Oil Slips From Early Highs

Oil prices have come under fresh selling pressure today following some initial strength at the start of the week as traders reacted to optimism over an expected US/China trade deal to be agreed this week. High levels talks over the weekend resulted in US and Chinese officials agreeing a framework for a deal which will include a fresh pause on tariffs beyond the Nov 10th deadline as well as provisions on US access to Chinese rare earth materials. The news has sparked a fresh risk-on mood across markets this week with equities and commodities rallying while gold and other safe-havens soften. Crude prices had initially been part of this risk on move; however, focus appears to have shifted back to over supply concerns with crude coming under fresh pressure accordingly.

Oversupply Fears Remain

A recent forecast from the IEA, projecting heavy oversupply in the coming year, remains a key headwind for crude bulls. The IEA signalled that rising production from American producers 9USA, Canada, Brazil, Guyana and Argentina, is expected to keep prices pressured through year end despite the better outlook on US/China trade now. A steady rise in OPEC+ output over the last six months has been a key theme in oil markets and with furtehr output hikes expected, oil could struggle to find higher ground.
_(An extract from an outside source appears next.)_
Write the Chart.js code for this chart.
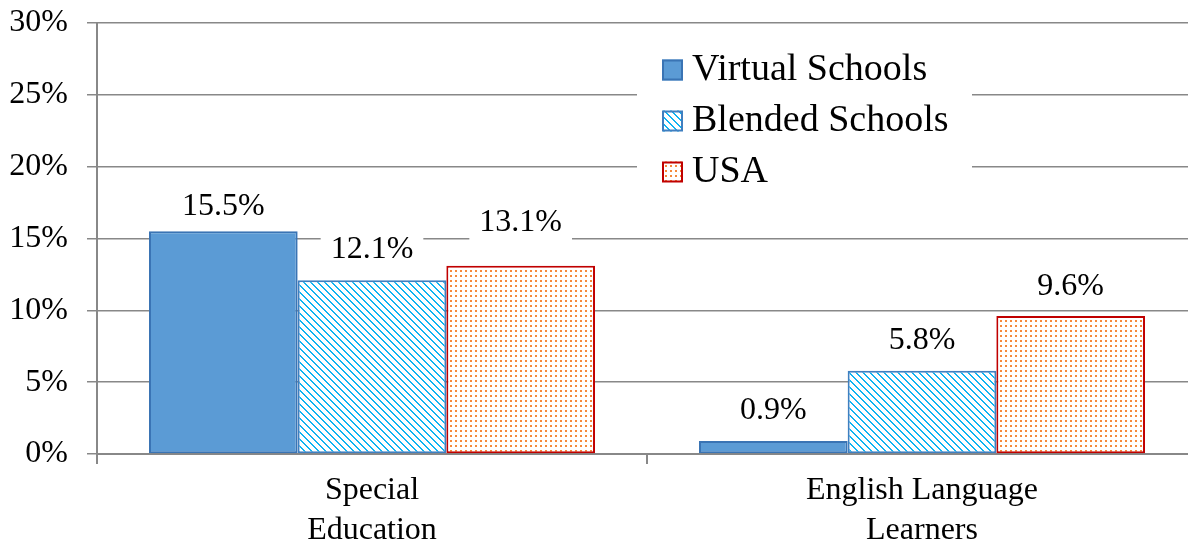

However, a concrete deal between the US and China this week, as well as a fresh Fed rate-cut should offer further near-term upside at the very least.

Technical Views

Crude

The rally in crude off the 57.42 level has stalled for now into a test of the 61.39 level and bearish trend line from summer highs. With momentum studies falling, risks of a fresh test of 57.42 are seen with the potential for a deeper move towards 55 and 51.31 longer-run. Bulls need to see price above the bear trend line to alleviate these downside risks.